La storia del ritrovamento, avvenuto per caso, è molto suggestiva e significativa.
I due guerrieri giacevano sotto un velo di sabbia, come radici di un corpo che unisce la storia alla nostra vita quotidiana: laddove noi non siamo anime erranti slegate nello spazio e nel tempo, ma il frutto di un patrimonio storico e artistico che si rivela, che è la nostra identità civile e sociale e che dà forma alla nostra comunità nella storia.
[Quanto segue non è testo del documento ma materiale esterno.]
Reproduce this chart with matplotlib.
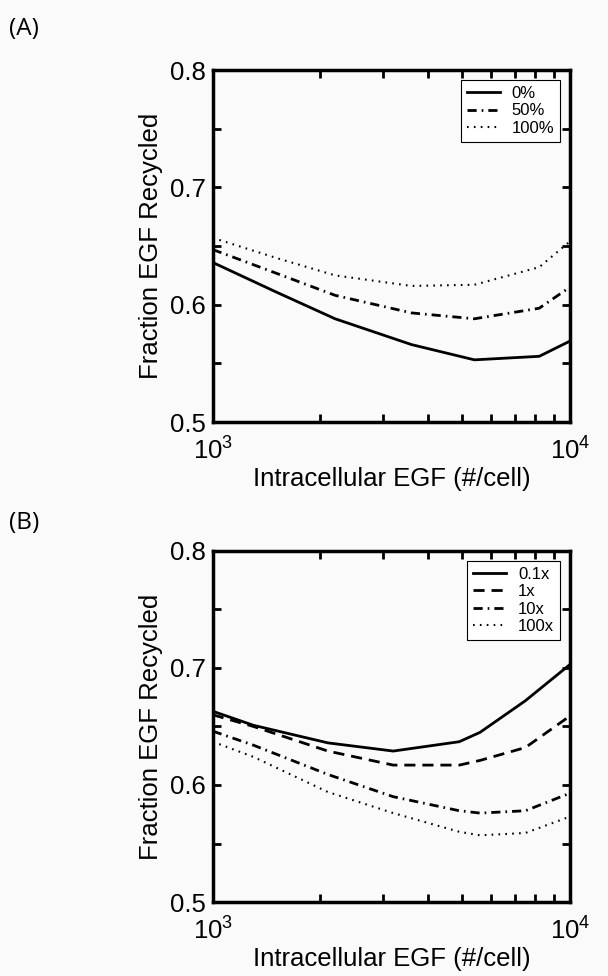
import matplotlib
matplotlib.use("Agg")
import matplotlib.pyplot as plt
from matplotlib.ticker import FixedLocator, NullFormatter

# ---- data ----
xa = [1000, 1500, 2200, 3600, 5400, 8200, 10000]
a_labels = ["0%", "50%", "100%"]
a_0 = [0.636, 0.611, 0.588, 0.566, 0.553, 0.556, 0.569]
a_50 = [0.647, 0.627, 0.608, 0.593, 0.588, 0.597, 0.615]
a_100 = [0.657, 0.640, 0.625, 0.616, 0.617, 0.632, 0.654]

xb = [1000, 1300, 2100, 3200, 4900, 5600, 7500, 10000]
b_labels = ["0.1x", "1x", "10x", "100x"]
b_01 = [0.663, 0.651, 0.636, 0.629, 0.637, 0.645, 0.672, 0.703]
b_1 = [0.660, 0.650, 0.629, 0.617, 0.617, 0.621, 0.632, 0.659]
b_10 = [0.646, 0.634, 0.609, 0.590, 0.578, 0.576, 0.578, 0.593]
b_100 = [0.637, 0.624, 0.594, 0.576, 0.560, 0.557, 0.559, 0.573]

y_ticks = [0.5, 0.6, 0.7, 0.8]
y_ticklabels = ['0.5', '0.6', '0.7', '0.8']
x_ticks = [1000, 10000]
x_ticklabels = [r'$10^3$', r'$10^4$']

plt.rcParams['font.family'] = ['Liberation Sans', 'DejaVu Sans']
plt.rcParams['mathtext.fontset'] = 'custom'
plt.rcParams['mathtext.rm'] = 'Liberation Sans'
plt.rcParams['mathtext.it'] = 'Liberation Sans'
plt.rcParams['mathtext.default'] = 'regular'

bg = '#fafafa'
fig = plt.figure(figsize=(6.08, 9.76), dpi=100, facecolor=bg)

styles = {
    'solid': dict(linestyle='-'),
    'dashed': dict(linestyle=(0, (4, 2.5))),
    'dashdot': dict(linestyle=(0, (3.3, 1.8, 0.6, 1.8))),
    'dotted': dict(linestyle=(0, (0.8, 2.5))),
}

def setup(ax):
    ax.set_facecolor(bg)
    ax.set_xscale('log')
    ax.set_xlim(1000, 10000)
    ax.set_ylim(0.5, 0.8)
    ax.set_yticks(y_ticks)
    ax.set_yticklabels(y_ticklabels)
    ax.yaxis.set_minor_locator(FixedLocator([0.55, 0.65, 0.75]))
    ax.xaxis.set_major_locator(FixedLocator(x_ticks))
    ax.set_xticklabels(x_ticklabels)
    ax.xaxis.set_minor_locator(FixedLocator([2000, 3000, 4000, 5000, 6000, 7000, 8000, 9000]))
    ax.xaxis.set_minor_formatter(NullFormatter())
    ax.tick_params(which='both', direction='in', top=True, right=True,
                   width=2, labelsize=18.5, length=6)
    ax.tick_params(axis='y', which='both', pad=5)
    ax.tick_params(axis='x', which='both', pad=11)
    for s in ax.spines.values():
        s.set_linewidth(2.5)
    ax.set_ylabel('Fraction EGF Recycled', fontsize=18.5, labelpad=5)
    ax.set_xlabel('Intracellular EGF (#/cell)', fontsize=18.5, labelpad=2)

def legend(ax):
    leg = ax.legend(loc='upper right', fontsize=12, frameon=True, fancybox=False,
                    borderaxespad=0.6, handlelength=2.0, labelspacing=0.15,
                    borderpad=0.35, handletextpad=0.7)
    fr = leg.get_frame()
    fr.set_edgecolor('black')
    fr.set_linewidth(0.8)
    fr.set_facecolor('white')
    fr.set_alpha(1)

# Panel A
axA = fig.add_axes([0.350, 0.5676, 0.5875, 0.3606])
setup(axA)
axA.plot(xa, a_0, color='black', lw=2, label=a_labels[0], **styles['solid'])
axA.plot(xa, a_50, color='black', lw=2, label=a_labels[1], **styles['dashdot'])
axA.plot(xa, a_100, color='black', lw=1.5, label=a_labels[2], **styles['dotted'])
legend(axA)

# Panel B
axB = fig.add_axes([0.350, 0.0758, 0.5875, 0.3597])
setup(axB)
axB.plot(xb, b_01, color='black', lw=2, label=b_labels[0], **styles['solid'])
axB.plot(xb, b_1, color='black', lw=2, label=b_labels[1], **styles['dashed'])
axB.plot(xb, b_10, color='black', lw=2, label=b_labels[2], **styles['dashdot'])
axB.plot(xb, b_100, color='black', lw=1.5, label=b_labels[3], **styles['dotted'])
legend(axB)

fig.text(0.014, 0.970, '(A)', fontsize=17.5, family=['Open Sans', 'DejaVu Sans'], va='center')
fig.text(0.014, 0.464, '(B)', fontsize=17.5, family=['Open Sans', 'DejaVu Sans'], va='center')

fig.savefig('out.png', dpi=100, facecolor=bg)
Il fisico perfetto, l'accuratissima riproduzione dell'anatomia umana, le venature del braccio e delle mani, i denti in argento, gli occhi in pasta vitrea con iride e pupilla intatti, ma anche l'assenza di scudo e di lancia e, in uno, anche dell'elmo, sollecitano la nostra immaginazione con un'idea di continuità; sembrano essere lì in attesa, come qualcosa che non è finito e che nella magia dell’incompleto comunica con la nostra fantasia.
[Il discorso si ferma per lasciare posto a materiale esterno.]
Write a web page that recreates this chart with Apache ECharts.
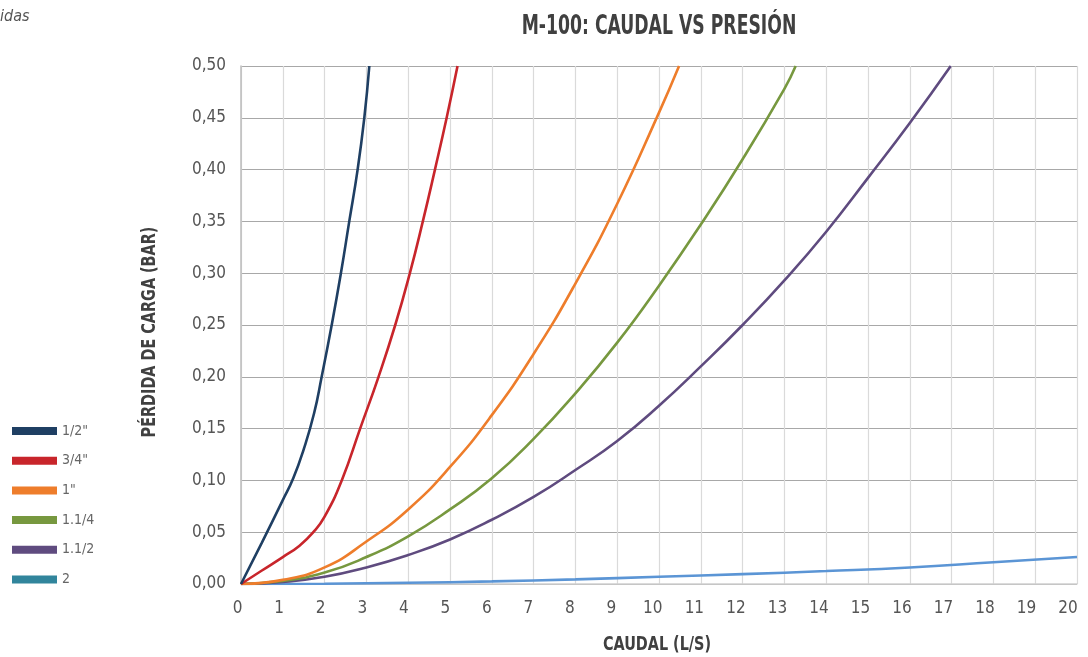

La sublime bellezza nasce dalla commistione dei due capolavori e della loro storia.
Nascondere sotto l’espressione vivifica delle statue il peso del freddo bronzo incanta l’osservatore che quasi riesce a percepirne il respiro, i due corpi sono semplici e nudi, come nuda è la verità che non abbisogna di nulla, ove qualunque altra cosa andrebbe a corromperla e a limitarla.
La storia, invece, colloca i due capolavori come autentici esemplari dell'arte greca del V secolo a.C., quindi di 2500 anni fa, quella cultura così remota ma mai passata, mai trascorsa e a cui ancora dobbiamo guardare per orientarci e trovare risposte nel nostro vivere quotidiano.
I riacesi quel giorno aggiunsero ai due santi patroni Cosma e Damiano altri due protettori: i Bronzi.